- _What you are asked to do_: Your task is to retype, word for word, the lines from the start of the data through the line holding "FBP_ERR = [2.0, 1.0, 5.0, 0.0, 8.6, 7.6]". Do not include the pictures.

- _Information shown_:
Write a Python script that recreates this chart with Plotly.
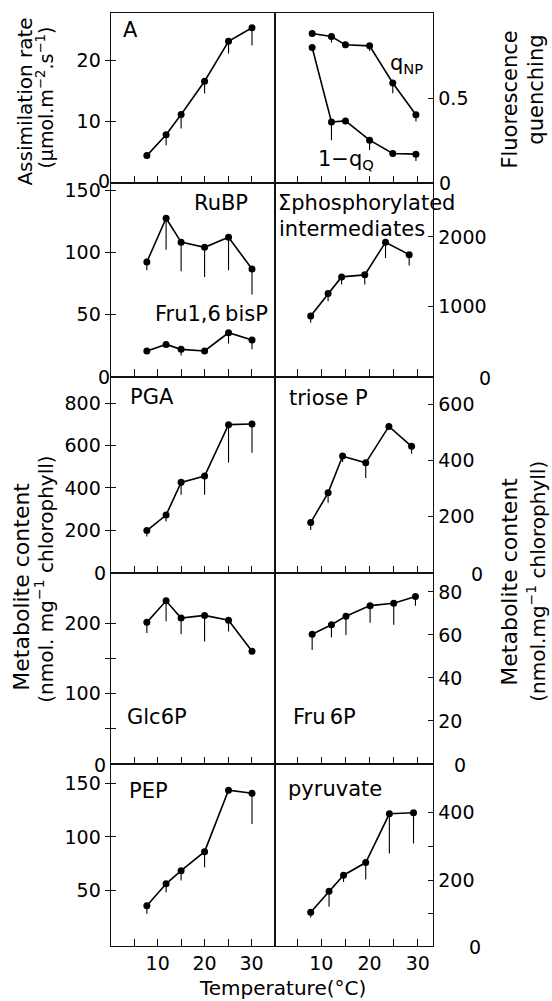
import plotly.graph_objects as go

W, H = 552, 1001
FONT = "DejaVu Sans"

# ---------------- data ----------------
TEMP_LEFT = [7.7, 11.8, 15.0, 20.0, 25.1, 30.1]
TEMP_FLUOR = [8.1, 12.1, 15.0, 20.0, 24.8, 29.6]
TEMP_SIGMA = [7.8, 11.4, 14.2, 19.0, 23.3, 28.2]
TEMP_TRIOSE = [7.8, 11.4, 14.4, 19.2, 24.0, 28.7]
TEMP_FRU6P = [8.1, 12.1, 15.1, 20.1, 25.0, 29.5]
TEMP_PYR = [7.8, 11.6, 14.6, 19.2, 24.1, 29.1]

ASSIM = [4.5, 7.9, 11.2, 16.6, 23.1, 25.3]
ASSIM_ERR = [0.0, 1.7, 2.3, 2.0, 2.0, 2.9]

QNP = [0.879, 0.862, 0.813, 0.807, 0.589, 0.402]
QNP_ERR = [0.0, 0.035, 0.02, 0.03, 0.06, 0.04]
ONE_MINUS_QQ = [0.797, 0.360, 0.366, 0.253, 0.175, 0.171]
ONE_MINUS_QQ_ERR = [0.0, 0.107, 0.02, 0.058, 0.0, 0.04]

RUBP = [92.4, 127.7, 108.4, 104.2, 112.4, 86.7]
RUBP_ERR = [6.7, 25.5, 23.5, 24.0, 26.7, 20.6]
FBP = [20.6, 25.9, 21.9, 20.6, 35.3, 29.5]
FBP_ERR = [2.0, 1.0, 5.0, 0.0, 8.6, 7.6]

SIGMA_P = [867, 1190, 1428, 1457, 1924, 1747]
SIGMA_P_ERR = [95, 110, 110, 138, 224, 157]

PGA = [199, 272, 426, 456, 698, 701]
PGA_ERR = [28, 31, 59, 89, 178, 136]

TRIOSE_P = [179, 285, 416, 392, 522, 451]
TRIOSE_P_ERR = [27, 35, 21, 54, 10, 27]

GLC6P = [201.4, 232.0, 207.5, 211.3, 204.3, 160.3]
GLC6P_ERR = [15, 29, 23, 37, 16, 0]

FRU6P = [60.3, 64.7, 68.7, 73.6, 74.7, 77.8]
FRU6P_ERR = [7.3, 5.8, 8.8, 8.0, 10.0, 4.2]

PEP = [35.7, 56.2, 68.5, 86.2, 143.5, 140.7]
PEP_ERR = [7.4, 7.8, 9.3, 14.6, 0.0, 28.8]

PYRUVATE = [104.6, 167.5, 214.8, 252.3, 397, 400]
PYRUVATE_ERR = [15, 46, 20, 50, 118, 91]

# tick values / labels
X_TICKS = [5, 10, 15, 20, 25, 30]
X_TICKTEXT = ["", "10", "", "20", "", "30"]
YT_ASSIM, YL_ASSIM = [10, 20], ["10", "20"]
YT_FLUOR, YL_FLUOR = [0.5], ["0.5"]
YT_RUBP, YL_RUBP = [50, 100, 150], ["50", "100", "150"]
YT_SIGMA, YL_SIGMA = [1000, 2000], ["1000", "2000"]
YT_PGA, YL_PGA = [200, 400, 600, 800], ["200", "400", "600", "800"]
YT_TRIOSE, YL_TRIOSE = [200, 400, 600], ["200", "400", "600"]
YT_GLC, YL_GLC = [50, 100, 150, 200], ["", "100", "", "200"]
YT_FRU6P, YL_FRU6P = [20, 40, 60, 80], ["20", "40", "60", "80"]
YT_PEP, YL_PEP = [50, 100, 150], ["50", "100", "150"]
YT_PYR, YL_PYR = [100, 200, 300, 400], ["", "200", "", "400"]

# ---------------- layout geometry (pixels) ----------------
ROW_PX = [(9, 180), (180, 374), (374, 571), (571, 763), (763, 946)]
COL_PX = [(110.7, 275.0), (275.0, 433.3)]
X_RANGES = [[0, 35], [0.4, 33.2]]


def px(x):
    return x / W


def py(y):
    return 1 - y / H


panels = [
    dict(k=1, row=0, col=0, yr=[0, 27.7], tv=YT_ASSIM, tt=YL_ASSIM,
         series=[(TEMP_LEFT, ASSIM, ASSIM_ERR)]),
    dict(k=2, row=0, col=1, yr=[0, 1.0], tv=YT_FLUOR, tt=YL_FLUOR,
         series=[(TEMP_FLUOR, QNP, QNP_ERR), (TEMP_FLUOR, ONE_MINUS_QQ, ONE_MINUS_QQ_ERR)]),
    dict(k=3, row=1, col=0, yr=[0, 155.9], tv=YT_RUBP, tt=YL_RUBP,
         series=[(TEMP_LEFT, RUBP, RUBP_ERR), (TEMP_LEFT, FBP, FBP_ERR)]),
    dict(k=4, row=1, col=1, yr=[0, 2770], tv=YT_SIGMA, tt=YL_SIGMA,
         series=[(TEMP_SIGMA, SIGMA_P, SIGMA_P_ERR)]),
    dict(k=5, row=2, col=0, yr=[0, 925], tv=YT_PGA, tt=YL_PGA,
         series=[(TEMP_LEFT, PGA, PGA_ERR)]),
    dict(k=6, row=2, col=1, yr=[0, 700], tv=YT_TRIOSE, tt=YL_TRIOSE,
         series=[(TEMP_TRIOSE, TRIOSE_P, TRIOSE_P_ERR)]),
    dict(k=7, row=3, col=0, yr=[0, 272], tv=YT_GLC, tt=YL_GLC,
         series=[(TEMP_LEFT, GLC6P, GLC6P_ERR)]),
    dict(k=8, row=3, col=1, yr=[0, 88.9], tv=YT_FRU6P, tt=YL_FRU6P,
         series=[(TEMP_FRU6P, FRU6P, FRU6P_ERR)]),
    dict(k=9, row=4, col=0, yr=[-2, 168], tv=YT_PEP, tt=YL_PEP,
         series=[(TEMP_LEFT, PEP, PEP_ERR)]),
    dict(k=10, row=4, col=1, yr=[4, 545], tv=YT_PYR, tt=YL_PYR,
         series=[(TEMP_PYR, PYRUVATE, PYRUVATE_ERR)]),
]

fig = go.Figure()
layout = {}


def axname(prefix, k):
    return prefix if k == 1 else f"{prefix}{k}"


LINE_COL = "#111"
for p in panels:
    k = p["k"]
    xa, ya = axname("x", k), axname("y", k)
    x0, x1 = COL_PX[p["col"]]
    top, bot = ROW_PX[p["row"]]
    last_row = p["row"] == 4
    layout[axname("xaxis", k)] = dict(
        domain=[px(x0), px(x1)], range=X_RANGES[p["col"]], anchor=ya,
        showline=True, linecolor=LINE_COL, linewidth=1.3, mirror=True,
        ticks="inside", ticklen=7, tickwidth=1.2, tickcolor=LINE_COL,
        tickmode="array", tickvals=X_TICKS, ticktext=X_TICKTEXT,
        showticklabels=last_row, showgrid=False, zeroline=False,
        tickfont=dict(family=FONT, size=19, color="black"),
    )
    left = p["col"] == 0
    layout[axname("yaxis", k)] = dict(
        domain=[py(bot), py(top)], range=p["yr"], anchor=xa,
        side="left" if left else "right",
        showline=True, linecolor=LINE_COL, linewidth=1.3, mirror=True,
        ticks="outside" if left else "inside", ticklen=5, tickwidth=1.2,
        tickcolor=LINE_COL,
        tickmode="array", tickvals=p["tv"], ticktext=p["tt"],
        showgrid=False, zeroline=False,
        tickfont=dict(family=FONT, size=19, color="black"),
    )
    if left:
        # inner half of the crossing ticks on the left axes
        ko = k + 10
        layout[axname("yaxis", ko)] = dict(
            domain=[py(bot), py(top)], range=p["yr"], anchor=xa,
            overlaying=ya, side="left", showline=False,
            ticks="inside", ticklen=5, tickwidth=1.2, tickcolor=LINE_COL,
            tickmode="array", tickvals=p["tv"], showticklabels=False,
            showgrid=False, zeroline=False,
        )
        fig.add_trace(go.Scatter(x=[], y=[], xaxis=xa, yaxis=axname("y", ko),
                                 showlegend=False, hoverinfo="skip"))
    for (xs, ys, err) in p["series"]:
        fig.add_trace(go.Scatter(
            x=xs, y=ys, mode="lines+markers", xaxis=xa, yaxis=ya,
            line=dict(color="black", width=1.6),
            marker=dict(color="black", size=7),
            error_y=dict(type="data", symmetric=False, array=[0] * len(err),
                         arrayminus=err, width=0, thickness=1.1, color="black"),
            showlegend=False, cliponaxis=False,
        ))

ann = []


def text(s, x, y, size=20, xanchor="left", angle=0):
    ann.append(dict(text=s, x=px(x), y=py(y), xref="paper", yref="paper",
                    xanchor=xanchor, yanchor="middle", showarrow=False,
                    textangle=angle, font=dict(family=FONT, size=size, color="black")))


# panel labels
text("A", 121, 26, 21)
text("q<sub>NP</sub>", 388, 60, 21)
text("1\u2212q<sub>Q</sub>", 316, 157, 21)
text("RuBP", 192, 200, 21)
text("Fru1,6\u2009bisP", 153, 311, 21)
text("\u03a3phosphorylated", 276, 200, 21)
text("intermediates", 277, 226, 21)
text("PGA", 128, 395, 21)
text("triose P", 287, 396, 21)
text("Glc6P", 125, 716, 21)
text("Fru\u20096P", 291, 716, 21)
text("PEP", 127, 790, 21)
text("pyruvate", 286, 788, 21)

# offset zero labels
for (zx, zy) in [(104, 178), (104, 374), (100, 571), (100, 764)]:
    text("0", zx, zy, 19, xanchor="center")
for (zx, zy) in [(445, 180), (485, 376), (477, 572), (460, 764), (475, 947)]:
    text("0", zx, zy, 19, xanchor="center")

# axis titles
text("Assimilation rate", 25, 98, 20, "center", -90)
text("(\u03bcmol.m<sup>\u22122</sup>.s<sup>\u22121</sup>)", 45, 94, 19, "center", -90)
text("Fluorescence", 510, 96, 21, "center", -90)
text("quenching", 536, 86, 21, "center", -90)
text("Metabolite content", 22, 585, 22, "center", -90)
text("(nmol. mg<sup>\u22121</sup> chlorophyll)", 44, 578, 20, "center", -90)
text("Metabolite content", 510, 580, 22, "center", -90)
text("(nmol.mg<sup>\u22121</sup> chlorophyll)", 536, 580, 20, "center", -90)
text("Temperature(\u00b0C)", 282, 988, 20, "center")

layout.update(dict(
    width=W, height=H, autosize=False,
    margin=dict(l=0, r=0, t=0, b=0, pad=0),
    paper_bgcolor="white", plot_bgcolor="white",
    showlegend=False, annotations=ann,
    font=dict(family=FONT, color="black"),
))
fig.update_layout(**layout)

fig.write_html("out.html", config={"displayModeBar": False},
               post_script="document.body.style.margin='0';document.body.style.overflow='hidden';")
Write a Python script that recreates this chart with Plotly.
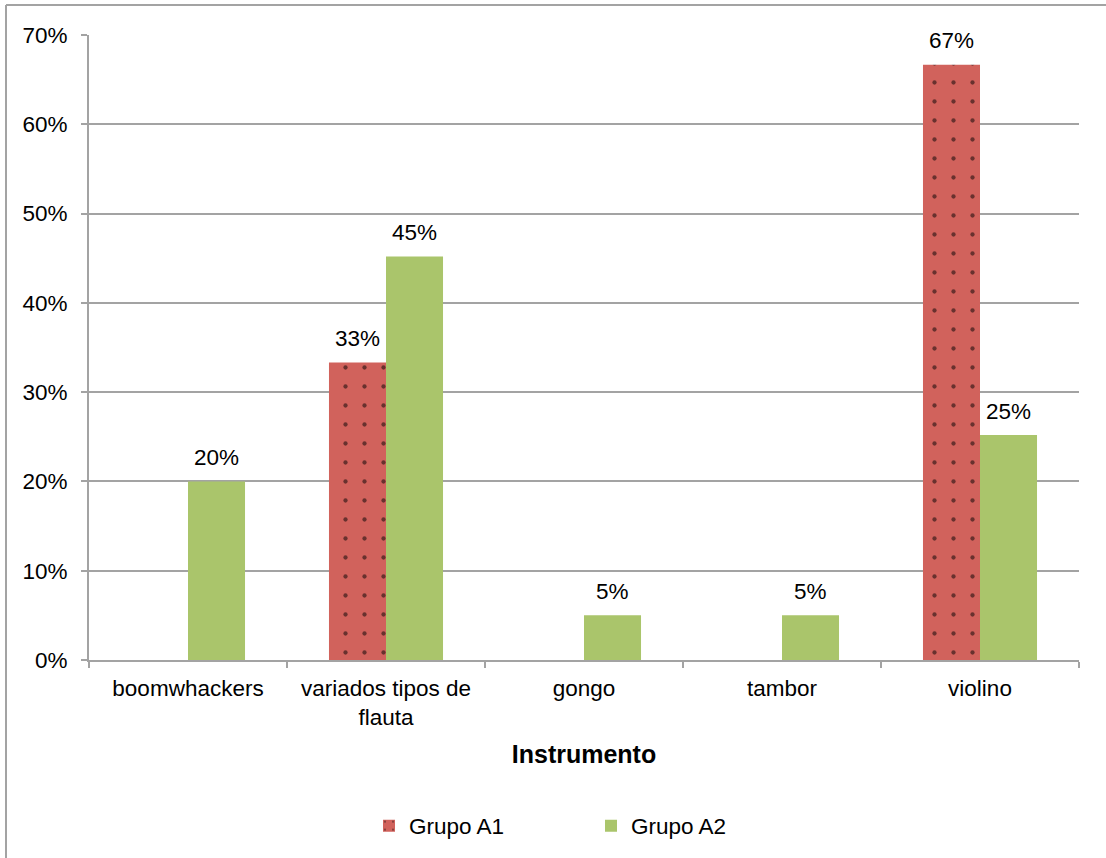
import plotly.graph_objects as go

categories = ["boomwhackers", "variados tipos de<br>flauta", "gongo", "tambor", "violino"]
grupo_a1 = [0.0, 0.3333, 0.0, 0.0, 0.6667]
grupo_a2 = [0.20, 0.452, 0.05, 0.05, 0.252]
series_names = ["Grupo A1", "Grupo A2"]
y_ticks = [0, 0.1, 0.2, 0.3, 0.4, 0.5, 0.6, 0.7]
y_tick_labels = ["0%", "10%", "20%", "30%", "40%", "50%", "60%", "70%"]

RED = "#D1625C"
GREEN = "#AAC56B"
GRID = "#A3A3A3"
FONT = "Arial, Liberation Sans, sans-serif"
FS = 22.5
BARGAP = 0.424

L, R, T, B = 89, 27, 35, 197
W, H = 1106, 858
pw, ph = W - L - R, H - T - B

fig = go.Figure()
fig.add_trace(go.Bar(
    x=categories, y=grupo_a1, name=series_names[0],
    marker=dict(color=RED, line=dict(width=0),
                pattern=dict(shape=".", fgcolor="black", bgcolor=RED, size=19, solidity=0.04)),
))
fig.add_trace(go.Bar(
    x=categories, y=grupo_a2, name=series_names[1],
    marker=dict(color=GREEN, line=dict(width=0)),
))

annotations = []
half = (1 - BARGAP) / 4
for si, vals in enumerate([grupo_a1, grupo_a2]):
    off = -half if si == 0 else half
    for i, v in enumerate(vals):
        if v > 0:
            annotations.append(dict(
                x=i + off, y=v, xref="x", yref="y", text=f"{round(v*100):.0f}%",
                showarrow=False, yanchor="middle", yshift=24,
                font=dict(family=FONT, size=FS, color="black"),
            ))

px = lambda x: (x - L) / pw
py = lambda y: (H - B - y) / ph
shapes = [
    dict(type="line", xref="paper", yref="paper", x0=px(6), x1=px(6), y0=py(5), y1=py(900),
         line=dict(color=GRID, width=2)),
    dict(type="line", xref="paper", yref="paper", x0=px(6), x1=px(1120), y0=py(5), y1=py(5),
         line=dict(color=GRID, width=2)),
]

fig.update_layout(
    width=W, height=H,
    margin=dict(l=L, r=R, t=T, b=B),
    paper_bgcolor="white", plot_bgcolor="white",
    barmode="group", bargap=BARGAP, bargroupgap=0,
    font=dict(family=FONT, size=FS, color="black"),
    annotations=annotations,
    shapes=shapes,
    showlegend=True,
    legend=dict(orientation="h", x=px(369), xanchor="left", y=py(826), yanchor="middle",
                font=dict(family=FONT, size=FS), entrywidth=177, entrywidthmode="pixels",
                bgcolor="rgba(0,0,0,0)"),
    xaxis=dict(
        type="category", showline=True, linecolor=GRID, linewidth=2,
        ticks="outside", tickson="boundaries", ticklen=6, tickcolor=GRID, tickwidth=2,
        showgrid=False, tickfont=dict(family=FONT, size=FS), ticklabelstandoff=7,
        title=dict(text="<b>Instrumento</b>", font=dict(family=FONT, size=25), standoff=16),
    ),
    yaxis=dict(
        range=[0, 0.7], tickvals=y_ticks, ticktext=y_tick_labels,
        showline=True, linecolor=GRID, linewidth=2,
        ticks="outside", ticklen=6, tickcolor=GRID, tickwidth=2,
        showgrid=True, gridcolor=GRID, gridwidth=1.5, zeroline=False,
        tickfont=dict(family=FONT, size=FS), ticklabelstandoff=9,
    ),
)

fig.write_html("out.html")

- _Final answer_:
Write a Python script that recreates this chart with Plotly.
import plotly.graph_objects as go

W, H = 552, 1001
FONT = "DejaVu Sans"

# ---------------- data ----------------
TEMP_LEFT = [7.7, 11.8, 15.0, 20.0, 25.1, 30.1]
TEMP_FLUOR = [8.1, 12.1, 15.0, 20.0, 24.8, 29.6]
TEMP_SIGMA = [7.8, 11.4, 14.2, 19.0, 23.3, 28.2]
TEMP_TRIOSE = [7.8, 11.4, 14.4, 19.2, 24.0, 28.7]
TEMP_FRU6P = [8.1, 12.1, 15.1, 20.1, 25.0, 29.5]
TEMP_PYR = [7.8, 11.6, 14.6, 19.2, 24.1, 29.1]

ASSIM = [4.5, 7.9, 11.2, 16.6, 23.1, 25.3]
ASSIM_ERR = [0.0, 1.7, 2.3, 2.0, 2.0, 2.9]

QNP = [0.879, 0.862, 0.813, 0.807, 0.589, 0.402]
QNP_ERR = [0.0, 0.035, 0.02, 0.03, 0.06, 0.04]
ONE_MINUS_QQ = [0.797, 0.360, 0.366, 0.253, 0.175, 0.171]
ONE_MINUS_QQ_ERR = [0.0, 0.107, 0.02, 0.058, 0.0, 0.04]

RUBP = [92.4, 127.7, 108.4, 104.2, 112.4, 86.7]
RUBP_ERR = [6.7, 25.5, 23.5, 24.0, 26.7, 20.6]
FBP = [20.6, 25.9, 21.9, 20.6, 35.3, 29.5]
FBP_ERR = [2.0, 1.0, 5.0, 0.0, 8.6, 7.6]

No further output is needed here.